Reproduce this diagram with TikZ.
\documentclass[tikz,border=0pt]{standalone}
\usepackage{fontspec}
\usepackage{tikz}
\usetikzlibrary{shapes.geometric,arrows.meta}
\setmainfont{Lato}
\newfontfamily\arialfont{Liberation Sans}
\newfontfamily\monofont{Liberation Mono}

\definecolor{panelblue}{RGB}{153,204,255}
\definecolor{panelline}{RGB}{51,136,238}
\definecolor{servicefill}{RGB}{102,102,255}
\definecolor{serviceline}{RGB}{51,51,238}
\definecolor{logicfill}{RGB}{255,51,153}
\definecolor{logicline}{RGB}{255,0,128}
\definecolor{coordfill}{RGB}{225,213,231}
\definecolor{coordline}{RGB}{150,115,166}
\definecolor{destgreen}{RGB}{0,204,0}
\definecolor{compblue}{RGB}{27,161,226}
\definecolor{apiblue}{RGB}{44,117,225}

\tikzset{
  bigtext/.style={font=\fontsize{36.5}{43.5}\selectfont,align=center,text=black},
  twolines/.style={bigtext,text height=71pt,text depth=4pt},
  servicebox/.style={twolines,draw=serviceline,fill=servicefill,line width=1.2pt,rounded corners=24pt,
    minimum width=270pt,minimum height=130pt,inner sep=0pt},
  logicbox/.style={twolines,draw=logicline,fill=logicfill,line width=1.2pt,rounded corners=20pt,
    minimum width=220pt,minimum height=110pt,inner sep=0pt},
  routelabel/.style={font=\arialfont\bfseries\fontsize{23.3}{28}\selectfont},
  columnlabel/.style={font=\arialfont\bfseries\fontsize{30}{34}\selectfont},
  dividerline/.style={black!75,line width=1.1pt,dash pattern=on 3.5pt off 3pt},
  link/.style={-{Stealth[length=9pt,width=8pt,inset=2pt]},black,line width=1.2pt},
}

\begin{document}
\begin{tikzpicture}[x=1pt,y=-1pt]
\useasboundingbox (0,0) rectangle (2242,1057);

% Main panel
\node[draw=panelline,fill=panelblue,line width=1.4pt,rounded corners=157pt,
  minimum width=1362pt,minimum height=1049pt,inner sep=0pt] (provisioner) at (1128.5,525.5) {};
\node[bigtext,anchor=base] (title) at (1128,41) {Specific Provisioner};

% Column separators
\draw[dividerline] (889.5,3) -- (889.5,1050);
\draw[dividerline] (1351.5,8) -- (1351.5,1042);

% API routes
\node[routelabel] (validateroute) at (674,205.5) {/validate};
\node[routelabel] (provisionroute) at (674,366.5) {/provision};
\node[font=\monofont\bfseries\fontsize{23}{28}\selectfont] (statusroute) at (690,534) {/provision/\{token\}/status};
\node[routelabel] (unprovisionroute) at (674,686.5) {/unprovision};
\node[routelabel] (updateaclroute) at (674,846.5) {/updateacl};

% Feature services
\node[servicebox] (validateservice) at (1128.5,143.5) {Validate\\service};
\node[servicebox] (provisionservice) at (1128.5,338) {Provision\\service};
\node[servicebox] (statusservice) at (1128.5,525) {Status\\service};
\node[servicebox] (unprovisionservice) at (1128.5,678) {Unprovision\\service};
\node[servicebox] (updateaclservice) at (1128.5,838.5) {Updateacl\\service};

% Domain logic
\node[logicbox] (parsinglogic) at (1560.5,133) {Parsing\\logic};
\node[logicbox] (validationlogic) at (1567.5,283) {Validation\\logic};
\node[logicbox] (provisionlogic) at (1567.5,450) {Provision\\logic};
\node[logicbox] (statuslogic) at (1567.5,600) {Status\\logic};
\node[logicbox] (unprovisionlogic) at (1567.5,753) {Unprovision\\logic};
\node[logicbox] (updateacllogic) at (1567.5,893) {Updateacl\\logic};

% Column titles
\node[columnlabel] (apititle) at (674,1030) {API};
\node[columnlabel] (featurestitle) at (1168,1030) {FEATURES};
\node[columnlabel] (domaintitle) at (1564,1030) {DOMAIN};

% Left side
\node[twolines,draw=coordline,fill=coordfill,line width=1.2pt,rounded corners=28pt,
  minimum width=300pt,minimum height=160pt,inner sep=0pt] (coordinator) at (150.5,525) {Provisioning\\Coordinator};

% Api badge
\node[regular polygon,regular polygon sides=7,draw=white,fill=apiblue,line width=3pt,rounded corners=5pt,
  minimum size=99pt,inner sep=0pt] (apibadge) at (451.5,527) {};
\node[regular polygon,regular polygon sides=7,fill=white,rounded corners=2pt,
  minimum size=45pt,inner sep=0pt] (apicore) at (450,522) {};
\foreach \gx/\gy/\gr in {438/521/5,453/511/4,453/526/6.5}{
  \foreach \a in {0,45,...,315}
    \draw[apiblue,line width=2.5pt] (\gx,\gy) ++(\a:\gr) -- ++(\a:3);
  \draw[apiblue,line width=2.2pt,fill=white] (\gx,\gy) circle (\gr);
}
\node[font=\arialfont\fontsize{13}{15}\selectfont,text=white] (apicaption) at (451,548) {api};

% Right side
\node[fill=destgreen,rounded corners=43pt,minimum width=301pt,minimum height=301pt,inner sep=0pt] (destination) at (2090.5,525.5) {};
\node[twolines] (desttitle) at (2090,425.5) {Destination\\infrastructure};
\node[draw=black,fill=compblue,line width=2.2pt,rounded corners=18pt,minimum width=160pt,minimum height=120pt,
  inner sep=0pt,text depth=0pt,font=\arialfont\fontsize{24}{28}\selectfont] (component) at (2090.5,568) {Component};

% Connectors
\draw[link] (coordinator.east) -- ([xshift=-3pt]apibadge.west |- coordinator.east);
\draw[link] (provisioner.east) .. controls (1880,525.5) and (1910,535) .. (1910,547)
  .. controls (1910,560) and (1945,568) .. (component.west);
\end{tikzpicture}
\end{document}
□ □ □ □
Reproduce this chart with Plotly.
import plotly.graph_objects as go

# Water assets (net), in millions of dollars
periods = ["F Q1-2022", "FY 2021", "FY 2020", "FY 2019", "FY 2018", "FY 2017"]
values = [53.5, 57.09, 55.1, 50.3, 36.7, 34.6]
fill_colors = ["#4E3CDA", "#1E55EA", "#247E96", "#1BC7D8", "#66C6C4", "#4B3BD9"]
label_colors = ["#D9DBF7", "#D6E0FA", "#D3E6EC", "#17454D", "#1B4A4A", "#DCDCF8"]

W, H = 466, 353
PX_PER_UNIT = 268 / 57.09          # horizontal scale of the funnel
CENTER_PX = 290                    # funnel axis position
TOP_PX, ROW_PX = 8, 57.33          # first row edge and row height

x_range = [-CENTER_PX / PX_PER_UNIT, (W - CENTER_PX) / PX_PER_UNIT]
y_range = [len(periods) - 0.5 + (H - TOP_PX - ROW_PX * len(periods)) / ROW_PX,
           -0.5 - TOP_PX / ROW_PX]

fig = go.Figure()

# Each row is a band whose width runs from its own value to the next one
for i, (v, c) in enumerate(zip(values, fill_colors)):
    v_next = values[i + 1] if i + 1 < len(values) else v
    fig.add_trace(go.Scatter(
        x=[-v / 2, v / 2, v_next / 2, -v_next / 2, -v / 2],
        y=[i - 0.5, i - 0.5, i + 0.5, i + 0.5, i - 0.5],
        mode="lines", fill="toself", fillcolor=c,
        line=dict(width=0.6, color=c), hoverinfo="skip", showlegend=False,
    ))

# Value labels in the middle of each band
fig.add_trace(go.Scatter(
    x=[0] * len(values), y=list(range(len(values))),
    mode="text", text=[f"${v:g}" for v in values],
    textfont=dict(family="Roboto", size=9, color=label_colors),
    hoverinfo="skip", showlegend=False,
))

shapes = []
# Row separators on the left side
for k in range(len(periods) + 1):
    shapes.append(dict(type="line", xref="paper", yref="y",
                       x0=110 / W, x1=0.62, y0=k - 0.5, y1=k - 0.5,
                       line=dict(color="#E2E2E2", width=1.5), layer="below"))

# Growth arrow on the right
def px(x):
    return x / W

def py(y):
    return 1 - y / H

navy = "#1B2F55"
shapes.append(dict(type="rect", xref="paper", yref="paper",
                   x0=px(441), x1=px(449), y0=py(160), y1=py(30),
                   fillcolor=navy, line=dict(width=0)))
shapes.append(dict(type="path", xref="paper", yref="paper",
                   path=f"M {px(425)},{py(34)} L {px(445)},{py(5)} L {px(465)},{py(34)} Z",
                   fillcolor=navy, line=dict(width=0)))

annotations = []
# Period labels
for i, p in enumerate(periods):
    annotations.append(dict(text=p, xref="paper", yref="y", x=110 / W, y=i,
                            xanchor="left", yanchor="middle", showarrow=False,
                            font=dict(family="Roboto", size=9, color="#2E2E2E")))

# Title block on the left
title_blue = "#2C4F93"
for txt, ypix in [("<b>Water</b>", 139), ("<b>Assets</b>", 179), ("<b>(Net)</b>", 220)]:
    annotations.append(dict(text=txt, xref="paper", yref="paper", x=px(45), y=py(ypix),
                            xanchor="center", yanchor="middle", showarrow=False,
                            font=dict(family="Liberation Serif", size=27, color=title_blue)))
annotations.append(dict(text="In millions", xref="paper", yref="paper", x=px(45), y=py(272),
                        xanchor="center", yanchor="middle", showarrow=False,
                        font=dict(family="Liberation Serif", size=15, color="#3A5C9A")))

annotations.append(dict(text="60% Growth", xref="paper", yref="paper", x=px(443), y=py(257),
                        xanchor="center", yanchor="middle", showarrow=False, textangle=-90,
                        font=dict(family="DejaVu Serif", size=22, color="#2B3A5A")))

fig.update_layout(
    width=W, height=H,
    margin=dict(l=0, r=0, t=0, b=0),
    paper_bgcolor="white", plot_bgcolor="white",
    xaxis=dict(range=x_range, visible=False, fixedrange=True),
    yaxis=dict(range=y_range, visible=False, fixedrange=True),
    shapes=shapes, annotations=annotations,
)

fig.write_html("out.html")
□ □ □ □
Wherever "with" shows up in a line, copy that line.

Reproduce this diagram with TikZ.
Reproduce this chart with Plotly.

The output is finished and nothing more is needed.